PHOTOS BY LAUREN SHAFFER

First Photo: In their breeding plumage, Common Loons are the elegant black and white tuxedo-clad birds of the northern lakes and the oceans. They sport a dagger-like bill and a red eye, white stripes on the neck and spots on the back, making for a handsome sight. Their tremolo calls and yodels have been called “the laugh of the deeply insane,” but most believe them to be eerily beautiful.

Second Photo: While watching this handsome loon at the lake at Montour Preserve, I witnessed an immature Bald Eagle harassing him, diving low over the bird as it rose up out of the water with bill up in the air in its territorial display. The eagle settled down on the support structure of the dam for a while, but every time I heard the Common Loon give its cry and saw it rise up out of the water, I knew the eagle was on the move. Sure enough, it was flying over the water again.

Third Photo: Common Loons are incredible divers. Unlike most birds, their bones are heavy, not hollow. They can easily deflate their lungs and dive below to pick up fish and crustaceans to eat. Cornell’s Allaboutbirds.com says, “their fishing pursuits underwater are something to behold. Loons shoot through the water like a torpedo, propelled by powerful thrusts of feet located near the rear of their body. When their quarry changes direction, loons can execute an abrupt flip-turn that would make Olympic swimmers jealous: they extend one foot laterally as a pivot brake and kick with the opposite foot to turn 180 degrees in a fraction of a second.”
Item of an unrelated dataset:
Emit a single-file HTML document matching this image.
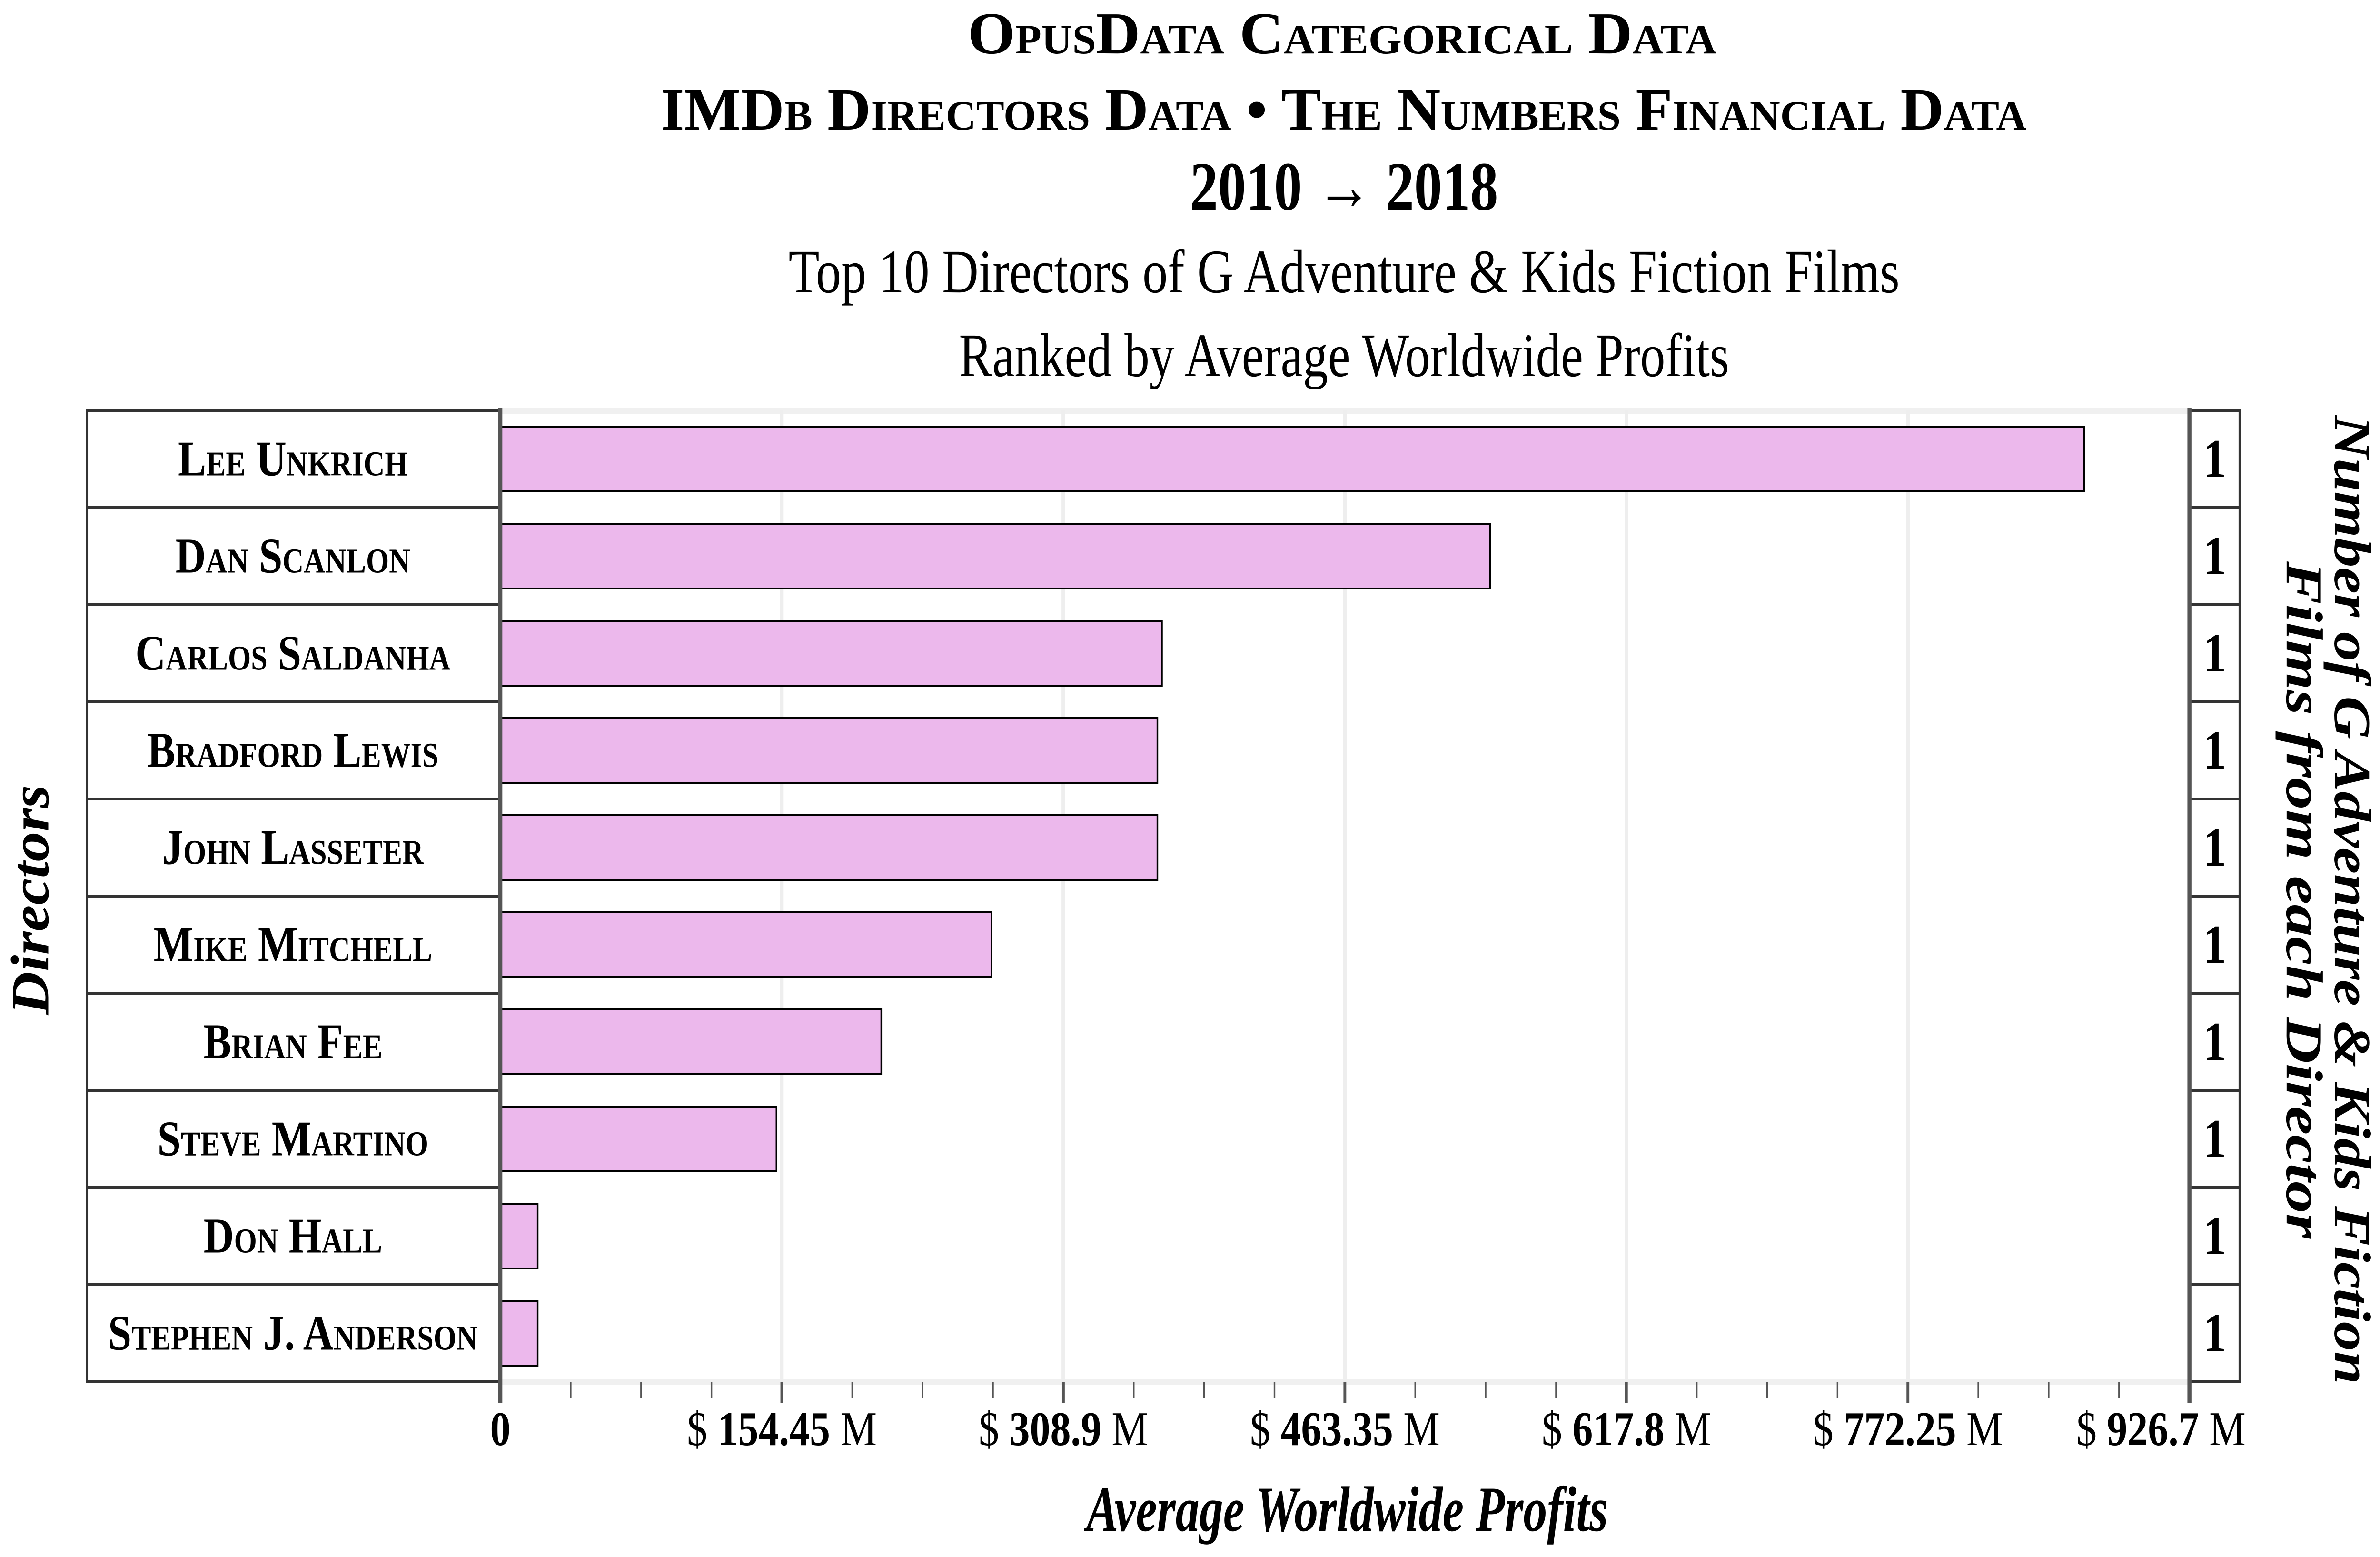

It was fascinating to watch this bird dive down for several minutes, come up far from where it went down, and appear with a very large crayfish!

LAUREN SHAFFER

Fourth Photo: As these photos were all taken the same day in March, some were still in their winter plumage. The black neck with the striped collar has been replaced with an irregularly marked white neck. When visiting Montour Preserve or Rose Valley Lake in winter, if the water is open, be sure to scan for these beautiful birds and keep your ears open for their haunting calls!